A great deal of relevant work has already been done in this area. Shoshani (1997) made a very interesting comparison of work done in statistical and multidimensional databases. This revealed that after taking apart the terminology used, the two areas have a lot of overlap, even if each of them has emphasized different aspects. In particular, research in statistical databases has focused on the treatment of complex classification structures, management of certain special dimensions (e.g., spatial and geographic), and on the important issues (especially from the statistical point of view) of privacy and summarizability. On the other hand, OLAP literature has emphasized data warehouse design, query processing, and above all, efficiency issues.
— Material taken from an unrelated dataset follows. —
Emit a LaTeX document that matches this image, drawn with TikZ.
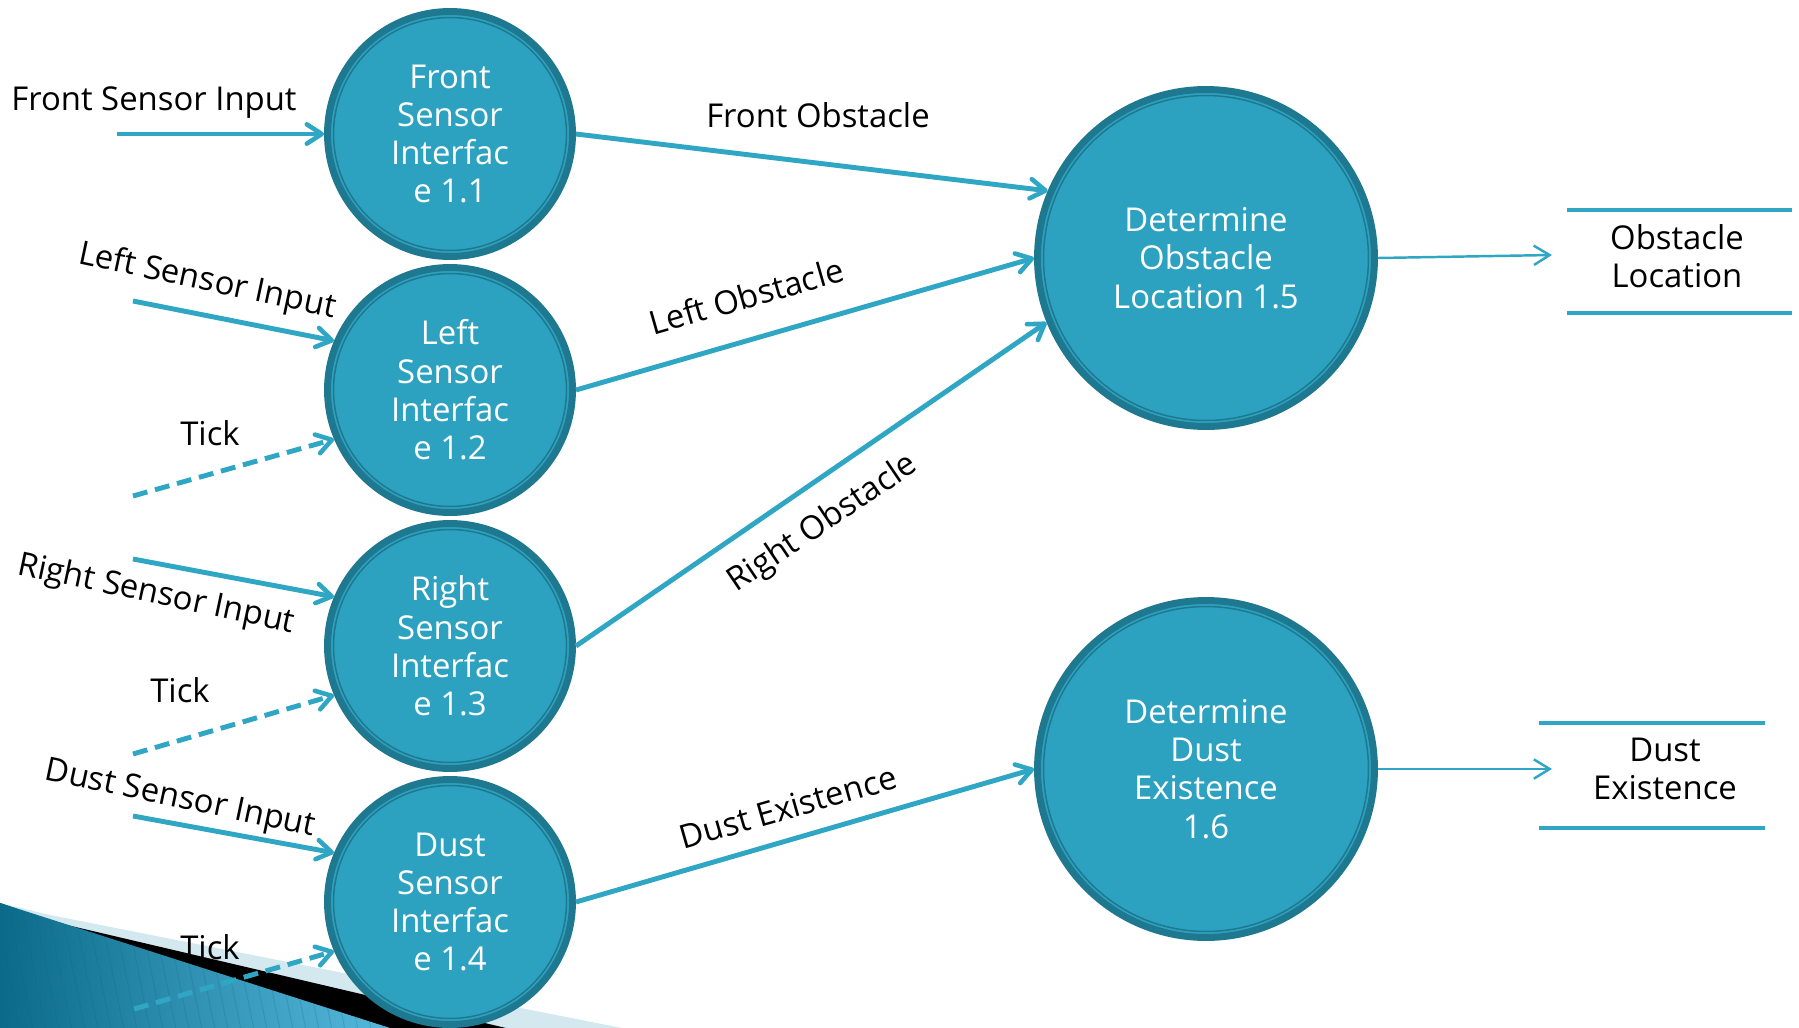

It is clear, however, that though the emphasis is on different aspects, work done in one area can greatly benefit the other (Shoshani, 1997).
A statistical data model is usually based on the notions of summary table, summary attribute, and category attribute. Actually, there is a close correspondence between these notions and the concepts used in multidimensional data models. Specifically, a summary table corresponds essentially to a data cube, a summary attribute to a measure, and a category attribute to a dimension. As in multidimensional models, a category attribute is always associated with a hierarchy of concepts. A number of operators are usually introduced in statistical models to manipulate, concatenate, and aggregate summary tables.
Notable examples of conceptual statistical models are STORM (Rafanelli & Shoshani, 1990) and Mefisto (Rafanelli & Ricci, 1993). In particular, Mefisto introduces the important notion of statistical entity, the conceptual counterpart of the notion of summary table.
In statistical models, a structured classification hierarchy is almost always coupled with an explicit aggregation function on a single measure to produce a sort of pre-defined object capable of answering a specific set of queries. This approach is sometimes less flexible than the approaches usually taken by multidimensional models, but unlike most of these, it can provide an effective way to avoid incorrect results from queries.